Legal soundness comes to open source distribution

'Bruce Perens' bruce at perens.com
Sat Aug 3 20:02:26 UTC 2002


On Sat, Aug 03, 2002 at 12:17:10PM -0700, Lawrence E. Rosen wrote:
> Bruce, are you going to respond to any of my other comments besides my
> expression of bafflement?

Sure, no problem.

> Or are you going to simply blame me for the confusion and lack of legal
> understanding on the part of *some* of the leaders of the open source
> community about whether licenses are contracts?

That is Brian Behlendorf of Collab.net you are talking about. His
company offers training on Open Source licensing. HP buys it. If
you are not getting through to Brian, backing up and starting again
would be advised, because you are surely losing the rest of the
audience.

> I invite you to address directly my argument that the MPL
> (and similar licenses) is clearly, obviously, without question or doubt,
> a contract and not merely a copyright license.  

Oh, I considered this so obvious that it wasn't necessary for me to
comment upon it, and certainly I would not have disputed it. But it is
peripheral to the issue of a warranty _disclaimer_, which like a copyright
permission, does _not_ necessarily have to be in the form of a contract.

> The decision addresses a preliminary matter, specifically whether a license
> that contains an arbitration clause can be enforced against licensees.

There are many license terms that I believe would require a contract.
_Indemnification_ is one that is germane to this argument. Choice of
venue and arbitration probably require a contract too. But I'm not
convinced that a simple disclaimer of warranty requires a contract.

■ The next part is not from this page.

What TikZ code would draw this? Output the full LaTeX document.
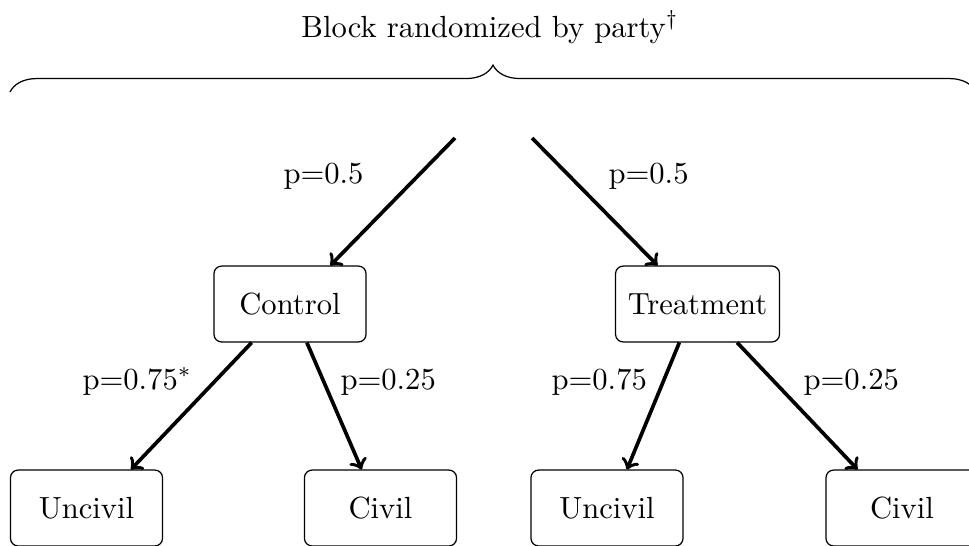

> Many of my clients (licensors and licensees alike)
> demand an arbitration clause in their licenses for the simple reasons of
> cost avoidance and risk reduction.  

Were I writing a proprietary software license, I would certainly ask for
indemnification, choice of venue, an arbitration clause, and anything else
that would be likely to hurt the other guy, and I would ask for them to
be expressed in the most forceful possible way - I might even require
internet registration so that I had confirmation that the licensee had
agreed. After all, that sort of license is entirely one-sided - it's written
for the copyright holder and nobody else.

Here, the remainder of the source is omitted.